В редакции «Руля» — три комнаты на Циммерштрассе, в доме, где размещался могучий издательский концерн Ульштейна (он, кстати, выпустил немецкий перевод сиринского романа, в коммерческих целях дав книге завлекательное заглавие: «Она приедет — но приедет ли она?»), всегда бывало шумно. Сюда переместился интеллектуальный центр русского Берлина после того, как, за отсутствием платежеспособных посетителей, позакрывались кафе, названия которых вошли в историю.
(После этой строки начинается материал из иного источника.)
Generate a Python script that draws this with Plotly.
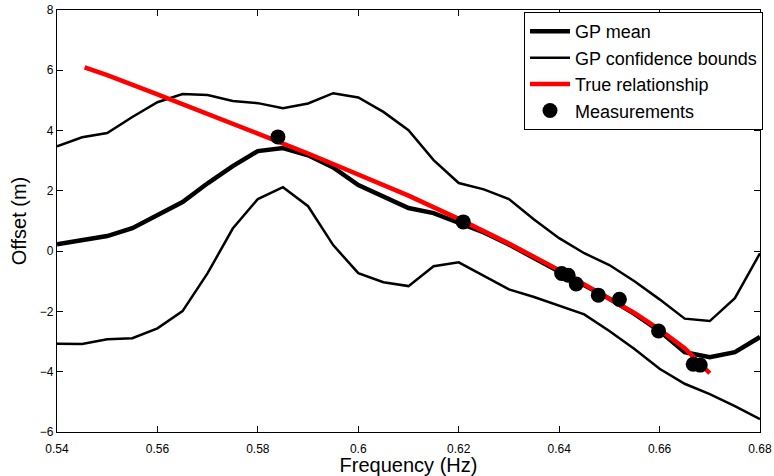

Был еще Союз писателей, который раз в год устраивал бал с целью сбора средств для нуждающихся членов этой организации, и был русский театр, организованный Юрием Офросимовым, критиком, много писавшим в «Руле» о художественной жизни эмиграции. Желая пополнить афишу современными пьесами, Офросимов уговорил Сирина сделать что-нибудь для сцены. Вскоре по выходе «Машеньки» ее автор уселся за пьесу. На этот раз предстояло сочинить не текст для чтения, как его более ранние драматургические опыты, а именно пьесу, которую можно поставить и сыграть. «Человек из СССР» был показан театром «Группа» осенью 1926-го и прошел всего один раз. Отзывы были очень прохладные. В новогоднем номере «Руля» автор напечатал первое действие этой драмы, четыре остальных известны только в английском переводе — позднем, 1984 года.